#### INFORMATION GIVEN ####

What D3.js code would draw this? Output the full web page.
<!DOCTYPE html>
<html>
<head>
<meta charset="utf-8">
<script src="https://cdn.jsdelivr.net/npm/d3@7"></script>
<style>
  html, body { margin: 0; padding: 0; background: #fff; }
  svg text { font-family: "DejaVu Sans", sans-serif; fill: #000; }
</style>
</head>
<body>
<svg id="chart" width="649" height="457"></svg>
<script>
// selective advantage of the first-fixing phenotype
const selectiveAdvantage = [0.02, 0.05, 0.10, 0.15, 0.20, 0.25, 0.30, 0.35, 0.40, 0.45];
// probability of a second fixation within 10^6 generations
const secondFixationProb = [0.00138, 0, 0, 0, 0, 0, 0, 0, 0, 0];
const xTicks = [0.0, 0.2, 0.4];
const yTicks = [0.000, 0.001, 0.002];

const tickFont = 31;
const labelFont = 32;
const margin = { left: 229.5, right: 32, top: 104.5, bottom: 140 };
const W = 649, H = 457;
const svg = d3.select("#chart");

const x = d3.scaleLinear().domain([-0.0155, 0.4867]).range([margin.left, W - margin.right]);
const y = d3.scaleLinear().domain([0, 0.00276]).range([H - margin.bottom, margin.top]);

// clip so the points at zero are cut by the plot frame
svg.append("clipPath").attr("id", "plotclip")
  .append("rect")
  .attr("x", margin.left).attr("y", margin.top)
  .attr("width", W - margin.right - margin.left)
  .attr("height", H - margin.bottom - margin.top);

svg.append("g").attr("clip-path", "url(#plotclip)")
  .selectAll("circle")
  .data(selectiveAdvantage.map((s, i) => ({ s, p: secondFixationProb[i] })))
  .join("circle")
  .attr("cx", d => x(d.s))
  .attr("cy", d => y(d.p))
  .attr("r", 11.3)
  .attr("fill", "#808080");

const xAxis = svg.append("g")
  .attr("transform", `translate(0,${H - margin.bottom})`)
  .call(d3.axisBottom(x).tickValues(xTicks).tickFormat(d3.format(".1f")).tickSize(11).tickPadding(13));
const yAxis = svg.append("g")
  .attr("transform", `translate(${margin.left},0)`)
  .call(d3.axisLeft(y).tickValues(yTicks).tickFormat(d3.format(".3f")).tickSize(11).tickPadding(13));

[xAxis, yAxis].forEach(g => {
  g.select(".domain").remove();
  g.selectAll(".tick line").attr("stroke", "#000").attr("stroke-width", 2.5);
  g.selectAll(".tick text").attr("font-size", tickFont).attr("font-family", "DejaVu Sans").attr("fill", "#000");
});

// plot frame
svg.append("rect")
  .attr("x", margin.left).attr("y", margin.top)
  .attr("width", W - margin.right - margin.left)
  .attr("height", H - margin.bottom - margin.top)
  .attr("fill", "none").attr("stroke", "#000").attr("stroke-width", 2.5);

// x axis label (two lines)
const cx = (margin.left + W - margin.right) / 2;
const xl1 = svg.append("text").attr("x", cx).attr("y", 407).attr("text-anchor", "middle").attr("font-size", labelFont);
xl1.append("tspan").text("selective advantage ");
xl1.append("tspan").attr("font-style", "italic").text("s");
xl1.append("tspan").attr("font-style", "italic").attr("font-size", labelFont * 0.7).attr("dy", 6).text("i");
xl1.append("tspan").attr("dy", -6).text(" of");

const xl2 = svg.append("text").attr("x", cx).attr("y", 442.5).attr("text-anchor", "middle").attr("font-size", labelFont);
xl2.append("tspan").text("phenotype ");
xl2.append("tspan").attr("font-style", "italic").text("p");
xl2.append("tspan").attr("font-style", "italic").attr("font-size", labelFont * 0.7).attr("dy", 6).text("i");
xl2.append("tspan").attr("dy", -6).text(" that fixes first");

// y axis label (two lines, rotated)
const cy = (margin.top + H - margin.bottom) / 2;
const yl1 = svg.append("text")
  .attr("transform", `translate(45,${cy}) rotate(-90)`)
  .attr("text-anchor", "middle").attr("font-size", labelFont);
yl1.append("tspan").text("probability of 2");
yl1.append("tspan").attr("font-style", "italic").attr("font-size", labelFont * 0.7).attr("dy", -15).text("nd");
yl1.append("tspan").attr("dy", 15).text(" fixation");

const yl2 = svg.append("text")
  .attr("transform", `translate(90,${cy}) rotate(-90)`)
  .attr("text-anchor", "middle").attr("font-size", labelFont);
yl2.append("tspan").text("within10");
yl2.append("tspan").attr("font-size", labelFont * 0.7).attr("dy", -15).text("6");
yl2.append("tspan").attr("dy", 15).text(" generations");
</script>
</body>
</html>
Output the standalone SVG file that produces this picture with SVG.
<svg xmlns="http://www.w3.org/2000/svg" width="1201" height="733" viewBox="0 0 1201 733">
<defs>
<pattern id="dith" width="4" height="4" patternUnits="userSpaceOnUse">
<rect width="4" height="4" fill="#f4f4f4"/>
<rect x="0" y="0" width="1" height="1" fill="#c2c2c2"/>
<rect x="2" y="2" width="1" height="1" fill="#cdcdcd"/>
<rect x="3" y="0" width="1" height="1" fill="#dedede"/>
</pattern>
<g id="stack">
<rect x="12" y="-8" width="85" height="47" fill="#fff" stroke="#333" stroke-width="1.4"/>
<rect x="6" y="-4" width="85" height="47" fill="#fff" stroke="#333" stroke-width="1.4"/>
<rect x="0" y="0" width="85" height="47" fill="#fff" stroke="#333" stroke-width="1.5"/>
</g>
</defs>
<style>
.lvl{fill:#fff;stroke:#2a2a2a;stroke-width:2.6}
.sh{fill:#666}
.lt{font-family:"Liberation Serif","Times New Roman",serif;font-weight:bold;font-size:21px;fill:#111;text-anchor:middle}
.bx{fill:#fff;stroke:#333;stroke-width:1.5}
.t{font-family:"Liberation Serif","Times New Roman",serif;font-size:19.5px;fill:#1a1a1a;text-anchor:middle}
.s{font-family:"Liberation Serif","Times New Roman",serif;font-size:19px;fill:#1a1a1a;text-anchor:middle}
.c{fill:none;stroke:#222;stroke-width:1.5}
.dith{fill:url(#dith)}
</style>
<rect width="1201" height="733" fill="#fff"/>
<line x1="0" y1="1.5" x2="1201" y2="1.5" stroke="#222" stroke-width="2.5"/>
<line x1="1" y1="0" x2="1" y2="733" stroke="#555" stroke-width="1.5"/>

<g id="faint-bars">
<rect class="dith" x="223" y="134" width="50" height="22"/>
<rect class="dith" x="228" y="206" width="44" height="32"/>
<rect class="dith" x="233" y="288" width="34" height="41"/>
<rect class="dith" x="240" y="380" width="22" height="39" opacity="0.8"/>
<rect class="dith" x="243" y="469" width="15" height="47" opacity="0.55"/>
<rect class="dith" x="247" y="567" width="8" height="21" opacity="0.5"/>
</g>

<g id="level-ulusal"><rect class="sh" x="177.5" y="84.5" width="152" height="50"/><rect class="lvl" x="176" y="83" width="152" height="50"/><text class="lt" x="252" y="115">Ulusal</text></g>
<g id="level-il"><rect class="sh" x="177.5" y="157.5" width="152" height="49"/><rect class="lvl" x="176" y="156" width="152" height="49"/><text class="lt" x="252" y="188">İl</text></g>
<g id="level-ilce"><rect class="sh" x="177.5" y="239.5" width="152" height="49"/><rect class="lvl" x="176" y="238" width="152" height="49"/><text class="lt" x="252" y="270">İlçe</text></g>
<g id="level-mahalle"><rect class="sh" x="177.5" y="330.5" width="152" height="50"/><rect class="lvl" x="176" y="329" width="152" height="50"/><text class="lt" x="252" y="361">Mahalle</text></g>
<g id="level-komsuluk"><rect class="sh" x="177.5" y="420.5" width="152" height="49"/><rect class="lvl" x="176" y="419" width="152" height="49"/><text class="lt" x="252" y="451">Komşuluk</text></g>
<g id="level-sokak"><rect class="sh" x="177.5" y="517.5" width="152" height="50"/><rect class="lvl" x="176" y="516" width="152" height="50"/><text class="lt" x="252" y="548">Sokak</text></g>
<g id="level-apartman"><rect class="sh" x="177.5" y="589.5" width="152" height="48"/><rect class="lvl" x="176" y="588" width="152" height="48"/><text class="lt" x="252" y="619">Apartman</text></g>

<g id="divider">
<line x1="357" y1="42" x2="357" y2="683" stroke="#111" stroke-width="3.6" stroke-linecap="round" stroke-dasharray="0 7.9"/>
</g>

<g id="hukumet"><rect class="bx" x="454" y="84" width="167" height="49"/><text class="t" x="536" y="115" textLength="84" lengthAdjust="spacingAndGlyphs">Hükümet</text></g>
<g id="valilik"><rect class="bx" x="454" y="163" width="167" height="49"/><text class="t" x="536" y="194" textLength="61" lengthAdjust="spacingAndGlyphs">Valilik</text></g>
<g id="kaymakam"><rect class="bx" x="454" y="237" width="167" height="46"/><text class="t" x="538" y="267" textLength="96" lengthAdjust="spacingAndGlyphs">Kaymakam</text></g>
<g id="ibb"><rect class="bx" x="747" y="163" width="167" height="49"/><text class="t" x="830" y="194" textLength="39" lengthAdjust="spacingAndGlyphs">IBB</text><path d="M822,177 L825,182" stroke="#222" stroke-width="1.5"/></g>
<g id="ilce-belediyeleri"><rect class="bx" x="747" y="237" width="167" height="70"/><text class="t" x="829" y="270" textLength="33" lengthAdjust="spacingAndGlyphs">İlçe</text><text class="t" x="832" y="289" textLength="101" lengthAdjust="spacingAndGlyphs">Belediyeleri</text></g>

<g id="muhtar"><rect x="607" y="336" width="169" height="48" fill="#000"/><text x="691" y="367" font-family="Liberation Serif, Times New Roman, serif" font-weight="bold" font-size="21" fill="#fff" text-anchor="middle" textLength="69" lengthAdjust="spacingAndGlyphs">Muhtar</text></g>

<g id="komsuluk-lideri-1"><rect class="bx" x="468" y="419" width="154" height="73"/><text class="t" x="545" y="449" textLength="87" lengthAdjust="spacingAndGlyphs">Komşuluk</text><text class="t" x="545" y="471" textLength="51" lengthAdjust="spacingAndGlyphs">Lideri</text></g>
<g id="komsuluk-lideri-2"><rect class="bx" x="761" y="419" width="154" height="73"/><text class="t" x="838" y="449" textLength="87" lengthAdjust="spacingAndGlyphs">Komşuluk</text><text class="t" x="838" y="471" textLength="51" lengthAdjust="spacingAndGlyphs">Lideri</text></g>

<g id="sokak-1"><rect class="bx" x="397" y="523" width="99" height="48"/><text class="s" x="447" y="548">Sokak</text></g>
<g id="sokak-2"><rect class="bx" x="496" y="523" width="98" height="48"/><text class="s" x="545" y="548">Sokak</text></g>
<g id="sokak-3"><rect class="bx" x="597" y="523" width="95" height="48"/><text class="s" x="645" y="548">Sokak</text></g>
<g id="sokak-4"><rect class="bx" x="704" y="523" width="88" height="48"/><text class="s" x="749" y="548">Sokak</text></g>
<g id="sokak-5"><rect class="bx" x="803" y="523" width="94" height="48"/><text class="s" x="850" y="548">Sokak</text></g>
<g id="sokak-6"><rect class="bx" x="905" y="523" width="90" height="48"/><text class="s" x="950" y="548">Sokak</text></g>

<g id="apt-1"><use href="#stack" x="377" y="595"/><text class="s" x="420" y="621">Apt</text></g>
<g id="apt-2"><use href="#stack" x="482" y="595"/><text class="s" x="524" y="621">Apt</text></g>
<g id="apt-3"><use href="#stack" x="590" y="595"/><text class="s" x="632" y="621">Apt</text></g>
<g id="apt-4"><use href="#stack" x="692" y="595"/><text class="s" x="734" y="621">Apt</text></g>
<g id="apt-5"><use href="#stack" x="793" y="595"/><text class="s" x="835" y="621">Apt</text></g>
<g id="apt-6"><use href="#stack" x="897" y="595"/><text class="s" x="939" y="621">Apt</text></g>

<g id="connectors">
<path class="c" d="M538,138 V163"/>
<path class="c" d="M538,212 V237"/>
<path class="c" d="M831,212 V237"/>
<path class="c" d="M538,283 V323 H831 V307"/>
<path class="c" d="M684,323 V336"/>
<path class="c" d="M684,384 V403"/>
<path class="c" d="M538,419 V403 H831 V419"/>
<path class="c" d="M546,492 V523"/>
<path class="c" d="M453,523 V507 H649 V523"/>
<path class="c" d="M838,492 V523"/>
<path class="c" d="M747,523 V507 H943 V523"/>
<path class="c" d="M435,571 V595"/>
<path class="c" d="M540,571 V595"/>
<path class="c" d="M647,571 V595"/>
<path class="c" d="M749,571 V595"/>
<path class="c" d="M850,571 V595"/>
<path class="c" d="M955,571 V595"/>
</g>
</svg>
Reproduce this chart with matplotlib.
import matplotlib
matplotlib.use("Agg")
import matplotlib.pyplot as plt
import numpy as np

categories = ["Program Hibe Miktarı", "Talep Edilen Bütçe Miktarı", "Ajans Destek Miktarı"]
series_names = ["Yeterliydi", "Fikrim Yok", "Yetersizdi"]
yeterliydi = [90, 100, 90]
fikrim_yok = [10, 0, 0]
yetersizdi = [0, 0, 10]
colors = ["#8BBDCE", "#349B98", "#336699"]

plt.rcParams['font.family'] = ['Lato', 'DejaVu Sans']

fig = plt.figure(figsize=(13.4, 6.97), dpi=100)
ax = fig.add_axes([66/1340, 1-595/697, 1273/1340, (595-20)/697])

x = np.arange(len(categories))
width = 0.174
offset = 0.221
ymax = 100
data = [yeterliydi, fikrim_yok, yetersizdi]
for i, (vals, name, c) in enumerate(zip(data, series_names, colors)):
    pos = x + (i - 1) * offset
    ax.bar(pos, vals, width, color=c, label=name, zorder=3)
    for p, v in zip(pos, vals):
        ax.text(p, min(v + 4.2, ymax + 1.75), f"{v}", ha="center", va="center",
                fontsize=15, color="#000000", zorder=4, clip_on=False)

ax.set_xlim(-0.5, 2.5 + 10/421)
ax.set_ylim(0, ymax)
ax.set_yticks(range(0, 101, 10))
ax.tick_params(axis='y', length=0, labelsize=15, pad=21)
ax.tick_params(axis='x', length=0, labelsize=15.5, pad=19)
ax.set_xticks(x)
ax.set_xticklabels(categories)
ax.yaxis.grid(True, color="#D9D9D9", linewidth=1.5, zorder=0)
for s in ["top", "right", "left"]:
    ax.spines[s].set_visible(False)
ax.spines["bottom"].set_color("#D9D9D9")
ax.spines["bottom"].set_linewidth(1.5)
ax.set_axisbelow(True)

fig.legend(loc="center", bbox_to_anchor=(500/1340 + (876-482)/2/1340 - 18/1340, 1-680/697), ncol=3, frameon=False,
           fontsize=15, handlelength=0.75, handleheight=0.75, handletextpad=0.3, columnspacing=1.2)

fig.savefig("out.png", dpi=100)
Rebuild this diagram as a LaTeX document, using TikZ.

####

Show every line from the entries above in which the word "that" appears.

* **EXERCISE OUTPUT**
xl2.append("tspan").attr("dy", -6).text(" that fixes first");
Output the standalone SVG file that produces this picture with SVG.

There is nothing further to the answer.